Selon les trois entreprises, la nouvelle entité emploiera environ 25 000 personnes à travers l’Europe et affichera un chiffre d’affaires de 6,5 milliards d’euros à fin 2024, avec un carnet de commandes équivalant à plus de trois années de ventes. Le lancement opérationnel est prévu pour 2027, sous réserve de l’approbation de la Commission européenne.
Le ministre français de l’Enseignement supérieur, de la Recherche et de l’Espace, Philippe Baptiste, a salué la naissance d’un futur « champion du spatial à l’échelle de l’Europe ». Selon lui, cette alliance permettra d’« investir davantage, d’innover plus et de mettre le spatial au service de l’autonomie stratégique européenne ». Même son de cloche du côté de Roland Lescure, ministre français de l’Économie, qui a qualifié le projet d’« excellente nouvelle » pour la souveraineté européenne, évoquant la création d’un « champion européen des satellites ».

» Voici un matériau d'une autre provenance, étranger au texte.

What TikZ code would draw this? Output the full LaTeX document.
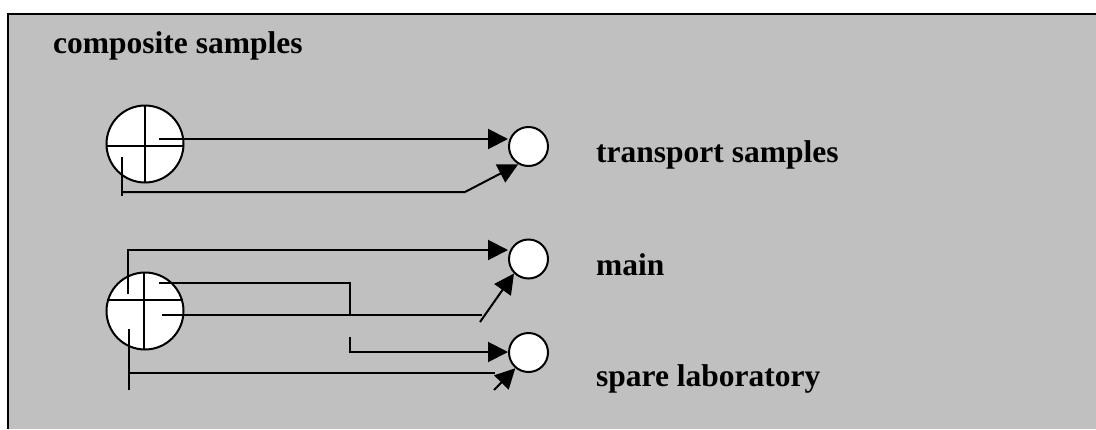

Le siège social de la nouvelle entité sera installé à Toulouse, où les trois groupes disposent déjà d’importantes infrastructures industrielles et de recherche. Airbus détiendra 35 % du capital, contre 32,5 % pour Thales et autant pour Leonardo. L’entreprise sera dirigée sous un contrôle conjoint, avec une gouvernance dite « équilibrée ».
Cette fusion d’envergure suscite toutefois des inquiétudes syndicales. La CGT Métallurgie dénonce un projet susceptible de créer un monopole, affaiblissant selon elle le pouvoir du Cnes et de l’Agence spatiale européenne (ESA). Le syndicat rappelle qu’Airbus et Thales Alenia Space disposent déjà d’un carnet de commandes « record » difficile à honorer. De son côté, FO Métaux estime que cette fusion pourrait ouvrir la voie à un « nouvel équilibre industriel », à condition que les savoir-faire français soient préservés. Le syndicat insiste sur la nécessité d’éviter toute perte d’emploi.

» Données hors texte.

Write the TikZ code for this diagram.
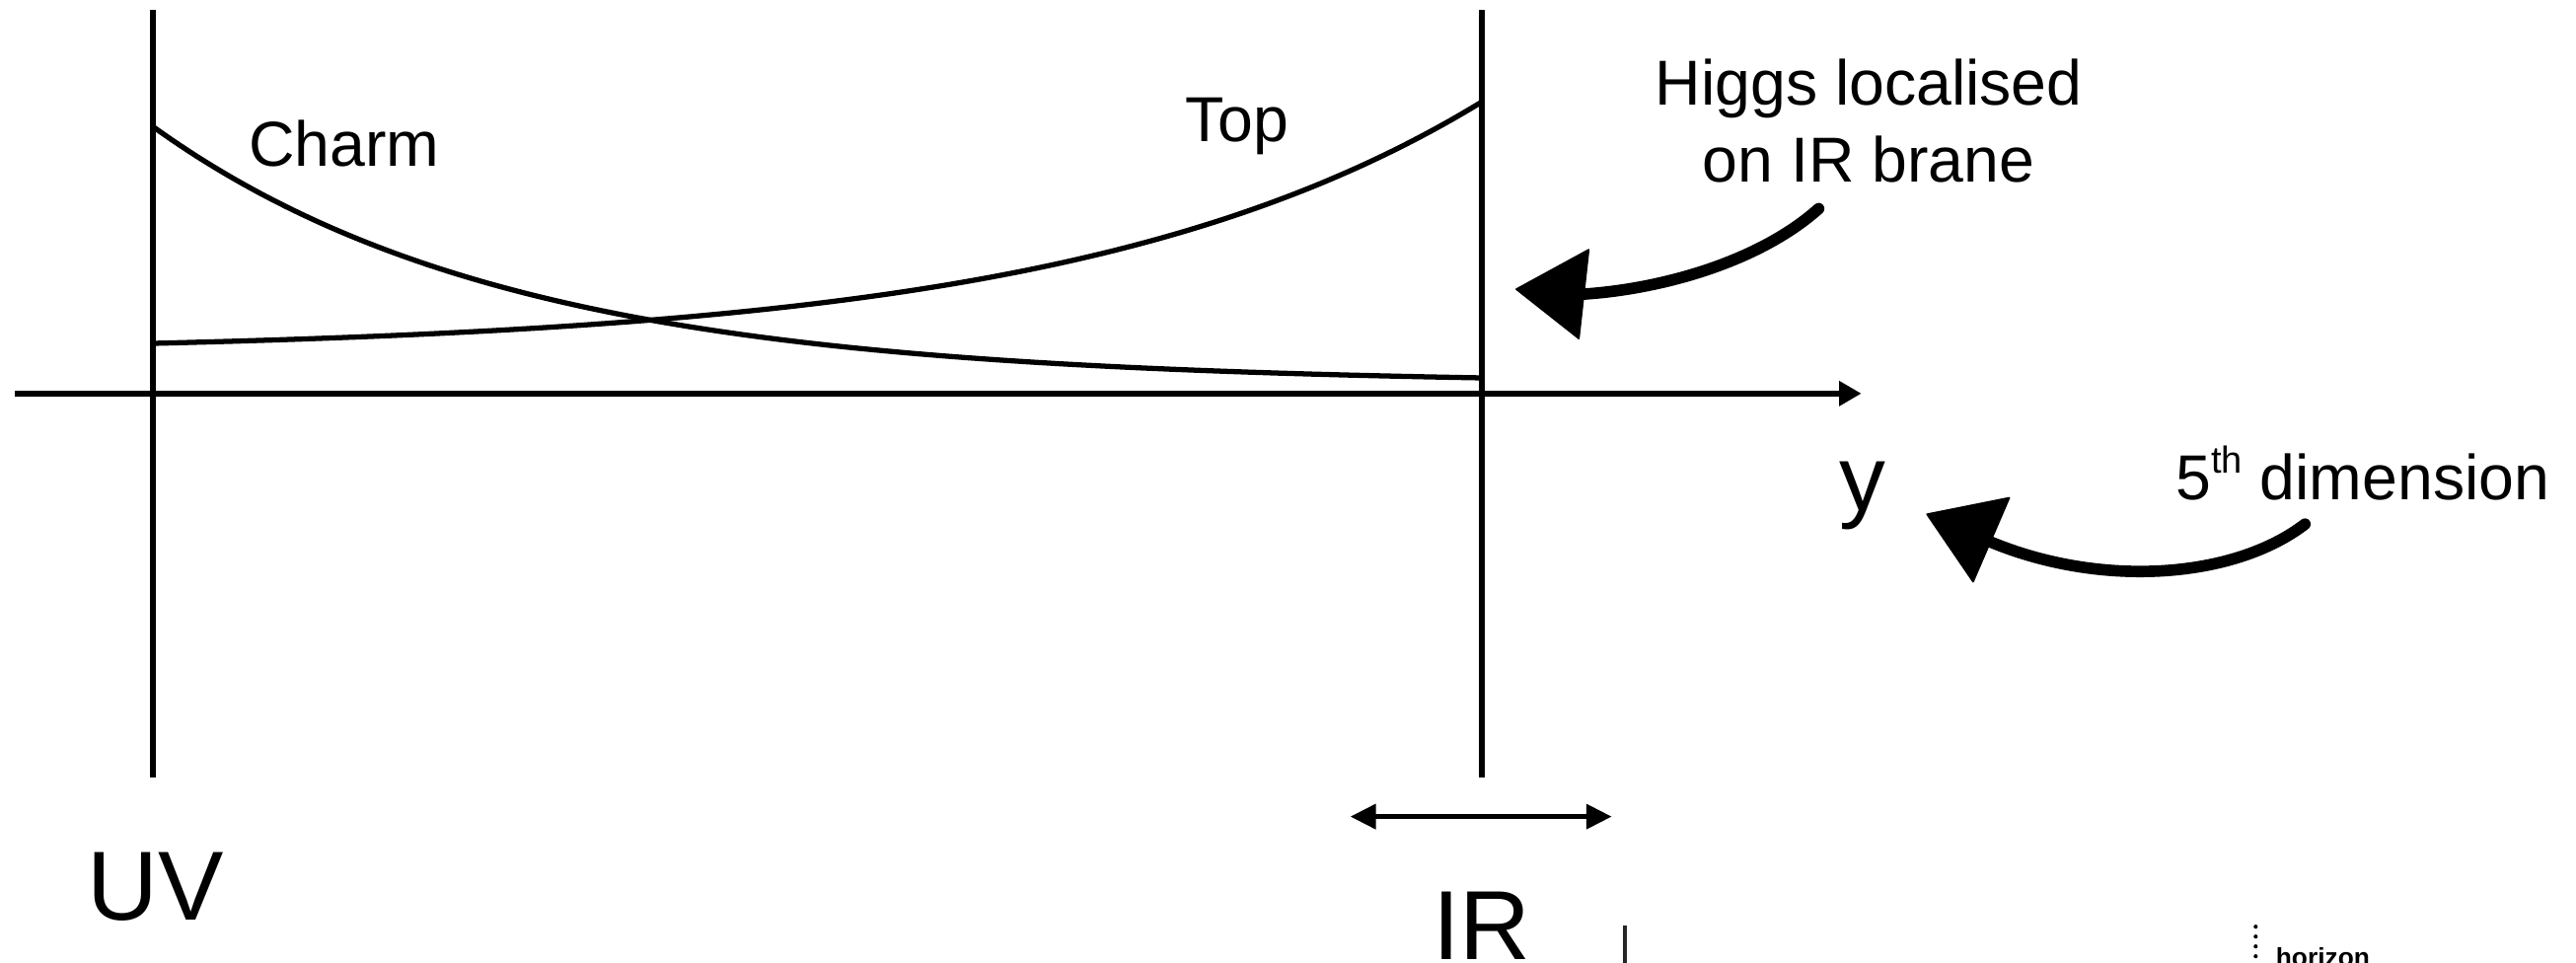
\documentclass[tikz,border=0pt]{standalone}
\usepackage{fontspec}
\setmainfont{Liberation Sans}
\usetikzlibrary{arrows.meta}
\tikzset{
  axtip/.tip={Triangle[length=2.7mm,width=2.9mm]},
  dbltip/.tip={Triangle[length=3.1mm,width=3mm]},
}
\begin{document}
\begin{tikzpicture}[x=0.2mm,y=-0.2mm,
  lbl/.style={font=\fontsize{22}{26.5}\selectfont, inner sep=0pt},
  big/.style={font=\fontsize{34}{40}\selectfont, inner sep=0pt},
  brane/.style={line width=1.9pt},
  wave/.style={line width=1.8pt},
  chalk/.style={line width=1.4mm, line cap=round},
  chalkhead/.style={fill=black, draw=black, line width=0.6pt, line join=round},
]
\useasboundingbox (0,0) rectangle (1568,586);
\clip (0,0) rectangle (1568,586);
% coordinates
\coordinate (uvtop) at (93,6);
\coordinate (uvbot) at (93,473);
\coordinate (irtop) at (902,6);
\coordinate (irbot) at (902,473);
\coordinate (axl) at (9,239.5);
\coordinate (axr) at (1133,239.5);
\coordinate (dl) at (822,497);
\coordinate (dr) at (981,497);
% branes and axis
\draw[brane] (uvtop) -- (uvbot);
\draw[brane] (irtop) -- (irbot);
\draw[brane, -{axtip}] (axl) -- (axr);
% profiles
\draw[wave] plot[domain=93:902, samples=150] (\x,{77+153*(1-exp(-0.0046*(\x-93)))/(1-exp(-0.0046*809))});
\draw[wave] plot[domain=93:902, samples=150] (\x,{215-153*exp(0.004*(\x-902))});
% labels
\node[lbl, anchor=base west] (charm) at (151,101) {Charm};
\node[lbl, anchor=base] (top) at (753,86) {Top};
\node[lbl, anchor=base] (higgs1) at (1137.5,63.7) {Higgs localised};
\node[lbl, anchor=base] (higgs2) at (1137.5,110.5) {on IR brane};
\node[font=\fontsize{32}{38}\selectfont, inner sep=0pt, anchor=base] (ylab) at (1134,311) {y};
\node[lbl, anchor=base west] (fifth) at (1324,304) {5\raisebox{0.42em}{\fontsize{13}{13}\selectfont th} dimension};
\node[big, anchor=base west] (uv) at (53,560) {UV};
\node[big, anchor=base] (ir) at (902,584) {IR};
% IR width arrow
\draw[line width=1.5pt, {dbltip}-{dbltip}] (dl) -- (dr);
% chalk arrow: Higgs
\coordinate (htail) at (1107,127);
\coordinate (hbase) at (964,179);
\coordinate (htip) at (923,176);
\coordinate (hc1) at (967,152);
\coordinate (hc2) at (961,206);
\draw[chalk] (htail) .. controls (1070,160) and (1010,176) .. (hbase);
\filldraw[chalkhead] (htip) -- (hc1) -- (hc2) -- cycle;
% chalk arrow: 5th dimension
\coordinate (ftail) at (1403,319);
\coordinate (fbase) at (1212,330);
\coordinate (ftip) at (1173,313);
\coordinate (fc1) at (1223,303);
\coordinate (fc2) at (1201,354);
\draw[chalk] (ftail) .. controls (1360,352) and (1280,358) .. (fbase);
\filldraw[chalkhead] (ftip) -- (fc1) -- (fc2) -- cycle;
% cropped fragments at the bottom
\coordinate (fragtop) at (989,563);
\coordinate (fragbot) at (989,600);
\draw[line width=0.4mm, black!85] (fragtop) -- (fragbot);
\coordinate (hortop) at (1373,564);
\coordinate (horbot) at (1373,600);
\draw[line width=0.5mm, line cap=round, dash pattern=on 0pt off 1.2mm] (hortop) -- (horbot);
\node[font=\fontsize{9}{10}\selectfont\bfseries, inner sep=0pt, anchor=base west] (horizon) at (1385,588) {horizon};
\end{tikzpicture}
\end{document}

Un responsable d’Airbus a toutefois tenu à rassurer : « Avec un marché en croissance, nous ne voyons à ce stade aucune fermeture de site ni mesure spectaculaire ». Thales a également indiqué avoir suspendu les suppressions de postes prévues dans sa branche spatiale, notamment grâce au contrat Iris2, la future constellation européenne de télécommunications.
Le projet Bromo s’inscrit dans une stratégie européenne plus large visant à consolider l’industrie spatiale autour de pôles forts, à l’image d’Airbus dans l’aéronautique. Le directeur général de l’ESA, Josef Aschbacher, a d’ailleurs exprimé son soutien au projet, soulignant la nécessité pour l’Europe d’être « plus alignée » face à la concurrence internationale. Les dirigeants du consortium affirment s’être inspirés du modèle de MBDA, créé il y a 25 ans dans le secteur des missiles, et fonctionnant déjà sur le principe d’une gouvernance partagée entre plusieurs acteurs européens.

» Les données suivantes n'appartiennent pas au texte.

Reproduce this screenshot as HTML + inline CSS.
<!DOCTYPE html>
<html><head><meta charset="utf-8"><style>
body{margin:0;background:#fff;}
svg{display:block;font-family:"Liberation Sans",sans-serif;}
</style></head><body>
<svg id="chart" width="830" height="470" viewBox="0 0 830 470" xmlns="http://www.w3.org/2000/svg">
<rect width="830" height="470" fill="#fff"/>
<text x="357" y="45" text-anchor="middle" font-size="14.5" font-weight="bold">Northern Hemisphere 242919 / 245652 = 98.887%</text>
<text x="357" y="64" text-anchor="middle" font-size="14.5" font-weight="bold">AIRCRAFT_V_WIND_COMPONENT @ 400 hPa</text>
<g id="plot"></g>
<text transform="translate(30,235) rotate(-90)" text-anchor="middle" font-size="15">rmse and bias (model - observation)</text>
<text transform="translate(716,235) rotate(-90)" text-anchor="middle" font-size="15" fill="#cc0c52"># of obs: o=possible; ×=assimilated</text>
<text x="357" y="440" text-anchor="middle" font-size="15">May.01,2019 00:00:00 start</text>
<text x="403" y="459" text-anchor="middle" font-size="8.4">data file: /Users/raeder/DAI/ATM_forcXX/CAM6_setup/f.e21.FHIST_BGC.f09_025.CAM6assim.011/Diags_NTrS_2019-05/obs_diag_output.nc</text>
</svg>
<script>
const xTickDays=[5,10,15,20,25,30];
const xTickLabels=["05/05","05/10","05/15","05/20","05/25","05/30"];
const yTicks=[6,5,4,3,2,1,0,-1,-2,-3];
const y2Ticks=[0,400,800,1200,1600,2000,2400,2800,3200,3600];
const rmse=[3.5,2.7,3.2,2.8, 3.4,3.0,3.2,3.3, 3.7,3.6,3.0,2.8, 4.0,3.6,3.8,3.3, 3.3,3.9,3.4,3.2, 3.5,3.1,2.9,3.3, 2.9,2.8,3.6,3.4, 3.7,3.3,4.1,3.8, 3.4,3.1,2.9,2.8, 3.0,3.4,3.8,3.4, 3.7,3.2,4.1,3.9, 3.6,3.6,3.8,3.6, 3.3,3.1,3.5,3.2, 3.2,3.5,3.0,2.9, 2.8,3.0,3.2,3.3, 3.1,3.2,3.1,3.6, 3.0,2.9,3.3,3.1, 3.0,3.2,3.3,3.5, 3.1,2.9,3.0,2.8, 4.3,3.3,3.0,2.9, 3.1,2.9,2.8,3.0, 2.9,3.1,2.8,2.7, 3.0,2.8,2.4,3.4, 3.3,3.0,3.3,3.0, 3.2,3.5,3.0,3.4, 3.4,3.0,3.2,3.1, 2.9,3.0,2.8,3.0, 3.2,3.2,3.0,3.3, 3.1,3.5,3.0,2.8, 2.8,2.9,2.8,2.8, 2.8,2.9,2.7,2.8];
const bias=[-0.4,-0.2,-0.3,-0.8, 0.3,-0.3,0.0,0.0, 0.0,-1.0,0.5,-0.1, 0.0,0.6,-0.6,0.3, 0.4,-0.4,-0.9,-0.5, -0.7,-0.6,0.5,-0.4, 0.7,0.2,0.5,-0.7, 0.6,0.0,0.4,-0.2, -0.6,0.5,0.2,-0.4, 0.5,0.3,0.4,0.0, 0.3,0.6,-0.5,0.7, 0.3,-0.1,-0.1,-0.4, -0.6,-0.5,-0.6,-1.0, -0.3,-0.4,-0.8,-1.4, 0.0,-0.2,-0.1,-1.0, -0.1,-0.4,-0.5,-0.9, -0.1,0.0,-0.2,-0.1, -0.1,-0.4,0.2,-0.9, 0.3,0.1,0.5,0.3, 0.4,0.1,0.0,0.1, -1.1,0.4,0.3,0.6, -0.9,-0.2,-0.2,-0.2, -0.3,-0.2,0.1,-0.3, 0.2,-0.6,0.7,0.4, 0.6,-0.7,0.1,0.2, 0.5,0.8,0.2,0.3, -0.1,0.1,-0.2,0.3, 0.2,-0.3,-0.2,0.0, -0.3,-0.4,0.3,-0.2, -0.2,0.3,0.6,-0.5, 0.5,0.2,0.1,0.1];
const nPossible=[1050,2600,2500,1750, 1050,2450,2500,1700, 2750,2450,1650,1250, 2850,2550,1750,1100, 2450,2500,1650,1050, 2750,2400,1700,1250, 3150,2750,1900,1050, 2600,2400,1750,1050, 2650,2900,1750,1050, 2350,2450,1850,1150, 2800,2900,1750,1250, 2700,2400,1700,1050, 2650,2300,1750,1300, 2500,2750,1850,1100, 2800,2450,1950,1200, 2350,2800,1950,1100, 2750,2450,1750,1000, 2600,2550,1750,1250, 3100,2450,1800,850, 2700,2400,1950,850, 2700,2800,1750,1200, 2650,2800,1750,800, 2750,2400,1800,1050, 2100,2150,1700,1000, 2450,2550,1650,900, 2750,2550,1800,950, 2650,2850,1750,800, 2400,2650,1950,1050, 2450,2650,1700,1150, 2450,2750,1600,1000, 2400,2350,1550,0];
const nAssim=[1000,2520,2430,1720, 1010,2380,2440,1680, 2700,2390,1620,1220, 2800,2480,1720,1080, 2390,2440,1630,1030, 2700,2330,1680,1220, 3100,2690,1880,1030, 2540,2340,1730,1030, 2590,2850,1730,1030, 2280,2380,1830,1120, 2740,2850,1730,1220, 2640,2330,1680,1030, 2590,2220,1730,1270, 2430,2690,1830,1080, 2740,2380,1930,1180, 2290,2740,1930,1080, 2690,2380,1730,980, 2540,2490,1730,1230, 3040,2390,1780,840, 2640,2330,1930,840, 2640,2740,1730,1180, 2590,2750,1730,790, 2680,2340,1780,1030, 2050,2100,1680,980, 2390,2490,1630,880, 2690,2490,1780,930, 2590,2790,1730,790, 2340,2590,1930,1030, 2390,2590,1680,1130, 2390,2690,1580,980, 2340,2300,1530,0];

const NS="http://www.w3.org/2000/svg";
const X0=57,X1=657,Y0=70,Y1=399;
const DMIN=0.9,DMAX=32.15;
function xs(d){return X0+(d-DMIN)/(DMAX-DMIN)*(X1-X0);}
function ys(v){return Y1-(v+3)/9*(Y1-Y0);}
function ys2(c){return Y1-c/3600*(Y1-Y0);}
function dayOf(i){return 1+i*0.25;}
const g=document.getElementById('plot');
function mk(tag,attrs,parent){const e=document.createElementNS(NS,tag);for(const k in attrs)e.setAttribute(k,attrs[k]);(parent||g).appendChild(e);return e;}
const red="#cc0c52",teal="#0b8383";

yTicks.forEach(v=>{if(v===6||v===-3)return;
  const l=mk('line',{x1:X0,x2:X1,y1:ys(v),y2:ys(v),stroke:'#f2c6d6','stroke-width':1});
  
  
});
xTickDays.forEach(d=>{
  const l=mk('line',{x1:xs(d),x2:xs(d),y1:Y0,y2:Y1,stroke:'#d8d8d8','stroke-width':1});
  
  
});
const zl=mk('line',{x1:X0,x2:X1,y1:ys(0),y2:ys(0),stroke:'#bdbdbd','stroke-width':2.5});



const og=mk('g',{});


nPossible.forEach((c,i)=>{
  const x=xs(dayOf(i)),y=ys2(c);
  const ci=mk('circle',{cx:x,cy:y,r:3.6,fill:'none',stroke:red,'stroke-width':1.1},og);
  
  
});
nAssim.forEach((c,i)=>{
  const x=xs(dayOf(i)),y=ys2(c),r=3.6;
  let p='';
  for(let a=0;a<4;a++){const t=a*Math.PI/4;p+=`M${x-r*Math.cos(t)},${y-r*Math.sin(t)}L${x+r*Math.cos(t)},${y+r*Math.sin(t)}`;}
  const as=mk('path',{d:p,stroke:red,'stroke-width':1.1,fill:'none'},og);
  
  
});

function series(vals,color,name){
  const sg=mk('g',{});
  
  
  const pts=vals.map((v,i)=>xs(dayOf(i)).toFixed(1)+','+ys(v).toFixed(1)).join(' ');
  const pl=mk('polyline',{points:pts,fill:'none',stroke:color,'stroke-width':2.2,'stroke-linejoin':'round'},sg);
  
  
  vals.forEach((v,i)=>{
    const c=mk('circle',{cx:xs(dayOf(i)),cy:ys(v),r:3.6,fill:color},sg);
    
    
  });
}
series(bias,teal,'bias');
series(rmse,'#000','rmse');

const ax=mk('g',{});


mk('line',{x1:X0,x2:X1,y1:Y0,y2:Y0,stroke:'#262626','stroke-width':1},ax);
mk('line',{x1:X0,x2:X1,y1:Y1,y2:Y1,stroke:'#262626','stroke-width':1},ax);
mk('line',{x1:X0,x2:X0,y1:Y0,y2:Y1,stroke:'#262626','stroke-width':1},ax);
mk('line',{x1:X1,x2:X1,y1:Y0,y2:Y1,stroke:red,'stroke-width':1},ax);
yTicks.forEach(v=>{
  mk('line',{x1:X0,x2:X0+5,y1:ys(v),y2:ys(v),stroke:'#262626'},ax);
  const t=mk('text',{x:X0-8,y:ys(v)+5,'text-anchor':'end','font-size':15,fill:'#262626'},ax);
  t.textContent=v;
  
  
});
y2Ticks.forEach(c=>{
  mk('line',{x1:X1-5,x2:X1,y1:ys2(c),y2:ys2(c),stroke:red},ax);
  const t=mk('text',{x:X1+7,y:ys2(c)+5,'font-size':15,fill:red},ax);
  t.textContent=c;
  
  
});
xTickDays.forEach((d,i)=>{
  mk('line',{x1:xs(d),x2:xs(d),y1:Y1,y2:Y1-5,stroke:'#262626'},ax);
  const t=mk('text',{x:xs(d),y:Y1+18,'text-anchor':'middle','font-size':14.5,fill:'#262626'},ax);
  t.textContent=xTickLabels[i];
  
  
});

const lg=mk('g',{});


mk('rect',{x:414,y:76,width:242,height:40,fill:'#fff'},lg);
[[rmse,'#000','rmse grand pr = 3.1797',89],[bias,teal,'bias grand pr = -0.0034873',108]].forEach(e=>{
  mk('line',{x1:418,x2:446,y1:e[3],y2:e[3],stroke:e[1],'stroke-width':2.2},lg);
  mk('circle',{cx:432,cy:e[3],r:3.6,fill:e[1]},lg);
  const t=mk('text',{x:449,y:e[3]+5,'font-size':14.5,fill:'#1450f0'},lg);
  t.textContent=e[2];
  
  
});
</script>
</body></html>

« Nous avons trouvé un équilibre qui permettra à la fois de préserver la souveraineté des États et de renforcer la compétitivité européenne », a assuré un haut responsable d’Airbus. Le projet Bromo ambitionne ainsi de donner naissance à un véritable « Airbus de l’espace », symbole d’une Europe unie face aux géants américains du secteur. Mais avant de concrétiser cette vision, les partenaires devront convaincre Bruxelles, les syndicats et leurs propres salariés que la coopération ne se fera pas au détriment de l’emploi ni de l’indépendance technologique nationale.